There are just too many wasted opportunities here, partially because as a movie it's struggling to find any sort of identity of its own. It's not quite an Inbetweeners style misfits at school comedy (I use that term loosely in reference to the Inbetweeners; I'd rather have my nuts fed through an office shredder than watch that shite) although there are elements of that. There are some half decent lines and a few neat sight gags, as well as the inevitable sex puns, but the biggest chuckles came from the script pilfering stuff from other movies - Gandalf's epic put down of the Balrog gets quoted quietly in the background for example. You could even draw some parallels with Harry Potter if you so chose, but they're scantly realised if they're deliberate. This is nowhere near as nuanced, nor as epic in scope; almost as if they really wanted to get that feeling of a full and rounded world but didn't have the time money or inclination to spend eight whole movies getting there. Horror wise, it's a sort of Attack of the Mutant Mole Rats scenario, but doesn't really bring anything exciting to the table. Despite their obvious differences, the jumble of heroic kids gel together a little too easily; first against the evil prefect (who is basically Draco Malfoy after a steady diet of protein and Nandrolone for a decade) and then against the mutant mole rats buts there's little chemistry between any of them. Quite a lot of the humour here seems to be derived from the premise it's funny to hear kids swear. 

The fracking thing though is my biggest peeve. Don't get me wrong, it's a dumb and potentially disastrous ecological shit-storm of a thing to do and right-minded people should be 100% against it. However, in a teen-comedy-horror it should be just the set-up not the recurring theme that everyone keeps going back to like it's the main villain of the piece. It's not subtle in the least; the script is so desperate to remind you how evil fracking is, it sort of has to cram all the other threads and character arcs into such a tiny amount of space that nobody develops and the loose ends just suddenly find themselves tied up relatively neatly.

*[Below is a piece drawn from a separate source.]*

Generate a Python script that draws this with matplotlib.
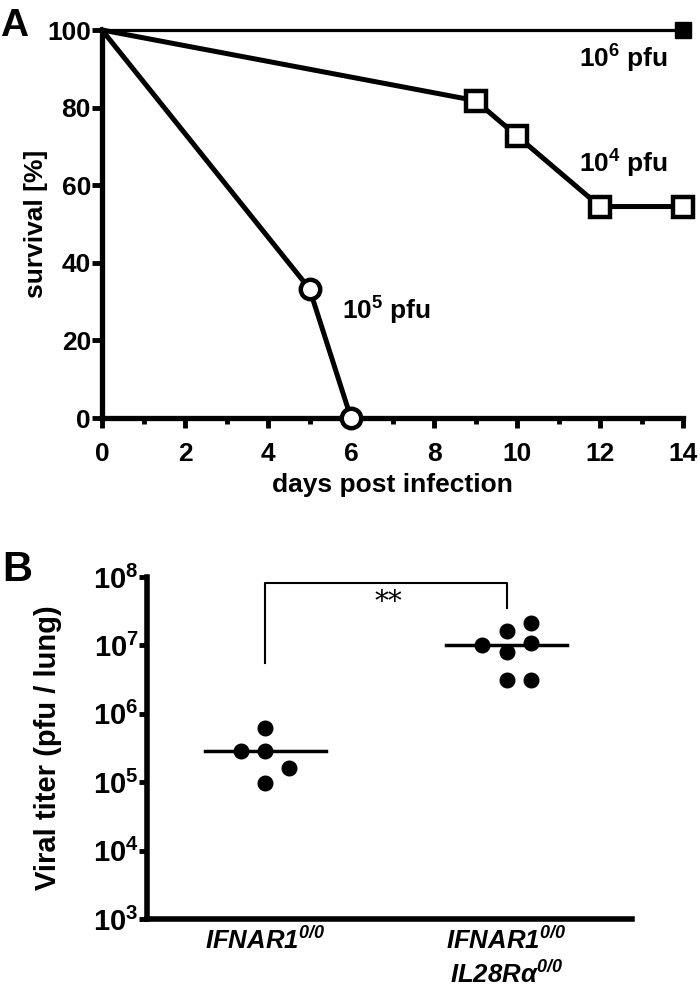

There are so many sub plots and underlying themes that get rushed though, including an anti suicide message that could have been an entire other film in and of itself. It's a real shame; as much as I'm not really much of a fan of TV as a format, this feels like they could have done the source material much more justice if they'd have given themselves a limited series of eight episodes and a bit more room to breathe.

Ultimately Slaughterhouse Rulez was a half decent watch let down by a messy script and a desperate desire to be an Edgar Wright film without actually ever having anything to do with Edgar Wright. Far from the Cornetto Tilogy, it's more like the half price ASDA own brand knock off your Mum got you because we aren't made of money.